The Time-varying Linear Quadratic Regulator (TVLQR) is an extension to the regular LQR controller. The LQR formalization is used for a time-varying linear dynamics function

\[\dot{\mathbf{x}} = \mathbf{A}(t)\mathbf{x} \mathbf{B}(t)\mathbf{u}\]

The TVLQR controller tries to stabilize the system along a nominal trajectory. For this, at every timestep the system dynamics are linearized around the state of the nominal trajectory \(\mathbf{x}_0(t), \mathbf{u}_0(t)\) at the given timestep t. The LQR formalism then can be used to derive the optimal controller at timestep t:

\[u(\mathbf{x}) = \mathbf{u}_0(t) - \mathbf{K}(t) \left( \mathbf{x} - \mathbf{x}_0(t)\right)\]

For further reading, we recommend chapter 8 of this Underactuated Robotics [1] lecture.

API

The controller needs pendulum parameters as input during initialization:

TVLQRController.__init__(self, data_dict, mass, length, damping, gravity, torque_limit)
    inputs:
        data_dict: dictionary
            A dictionary containing a trajectory in the below specified format
        mass: float, default: 1.0
        length: float, default: 0.5
        damping: float, default: 0.1
        gravity: float, default: 9.81
        torque_limit: float, default: np.inf

The data_dict dictionary should have the entries:

data_dict["des_time_list"] : desired timesteps
data_dict["des_pos_list"] : desired positions
data_dict["des_vel_list"] : desired velocities
data_dict["des_tau_list"] : desired torques

The values are assumed to be in SI units, i.e. time in s, position in rad, velocity in rad/s, torque in Nm.

The control output \(\mathbf{u}(\mathbf{x})\) can be obtained with the API of the abstract controller class:

TVLQRController.get_control_output(mean_pos, mean_vel, meas_tau, meas_time)
    inputs:
        meas_pos: float, position of the pendulum
        meas_vel: float, velocity of the pendulum
        meas_tau: not used
        meas_time: not used
    returns:
        des_pos, des_vel, u

The function returns the desired position, desired velocity as specified in the csv file at the given index.
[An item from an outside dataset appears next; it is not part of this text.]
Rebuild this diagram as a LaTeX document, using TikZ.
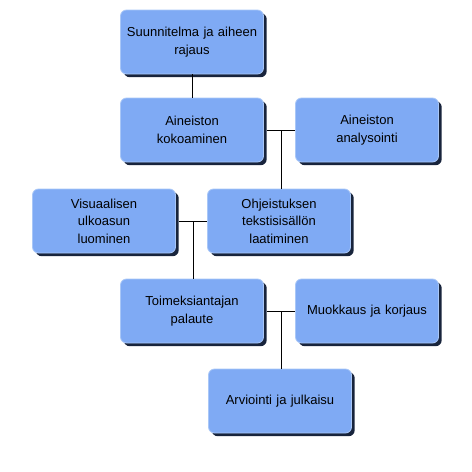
\documentclass[tikz,border=0pt]{standalone}
\usepackage{fontspec}
\setmainfont{Liberation Sans}
\usetikzlibrary{shadows,calc}
\definecolor{boxblue}{HTML}{7FAAF4}
\definecolor{edgedark}{HTML}{18243C}
\definecolor{hilite}{HTML}{A9C7F7}
\tikzset{
  stagebox/.style={rounded corners=6pt, fill=boxblue, draw=hilite, line width=0.8pt,
    minimum width=143pt, minimum height=64pt, inner sep=2pt,
    align=center, text width=138pt,
    font=\fontsize{13pt}{17.5pt}\selectfont,
    general shadow={fill=edgedark, shadow xshift=3.2pt, shadow yshift=-3.2pt}},
  conn/.style={draw=black, line width=0.9pt}
}
\begin{document}
\begin{tikzpicture}[x=1pt,y=-1pt]
\useasboundingbox[fill=white] (0,0) rectangle (472,472);
\node[stagebox] (b1) at (192,42) {Suunnitelma ja aiheen\\rajaus};
\node[stagebox] (b2) at (192,130) {Aineiston\\kokoaminen};
\node[stagebox] (b3) at (367,130) {Aineiston\\analysointi};
\node[stagebox] (b4) at (104,221) {Visuaalisen\\ulkoasun\\luominen};
\node[stagebox] (b5) at (279,221) {Ohjeistuksen\\tekstisisällön\\laatiminen};
\node[stagebox] (b6) at (192,311) {Toimeksiantajan\\palaute};
\node[stagebox] (b7) at (367,311) {Muokkaus ja korjaus};
\node[stagebox] (b8) at (280,401) {Arviointi ja julkaisu};
\coordinate (j1) at ($(b2.east)!0.5!(b3.west)+(1.5,0)$);
\coordinate (j2) at ($(b4.east)!0.5!(b5.west)+(1.5,0)$);
\coordinate (j3) at ($(b6.east)!0.5!(b7.west)+(1.5,0)$);
\draw[conn] (b1.south) -- (b2.north);
\draw[conn] ([xshift=3.2pt]b2.east) -- (b3.west);
\draw[conn] (j1) -- (j1 |- b5.north);
\draw[conn] ([xshift=3.2pt]b4.east) -- (b5.west);
\draw[conn] (j2) -- (j2 |- b6.north);
\draw[conn] ([xshift=3.2pt]b6.east) -- (b7.west);
\draw[conn] (j3) -- (j3 |- b8.north);
\end{tikzpicture}
\end{document}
The returned torque is processed by the TVLQR controller as described in the theory section.

The index counter is incremeted by 1 every time the get_control_output function is called.

Usage

Before using this controller, first a trajectory has to be defined/calculated and stored to csv file or dictionary in a suitable format.

Dependencies

The trajectory optimization using direct collocation for the pendulum swing-up is accomplished by taking advantage of Drake toolbox [2].

Comments

The controller will not scale the trajectory according to the time values in the csv file. All it does is process the rows of the file one by one with each call of get_control_output.

References

[1] Russ Tedrake. Underactuated Robotics: Algorithms for Walking, Running, Swimming, Flying, and Manipulation (Course Notes for MIT 6.832).

[2] Model-Based Design and Verification for Robotics.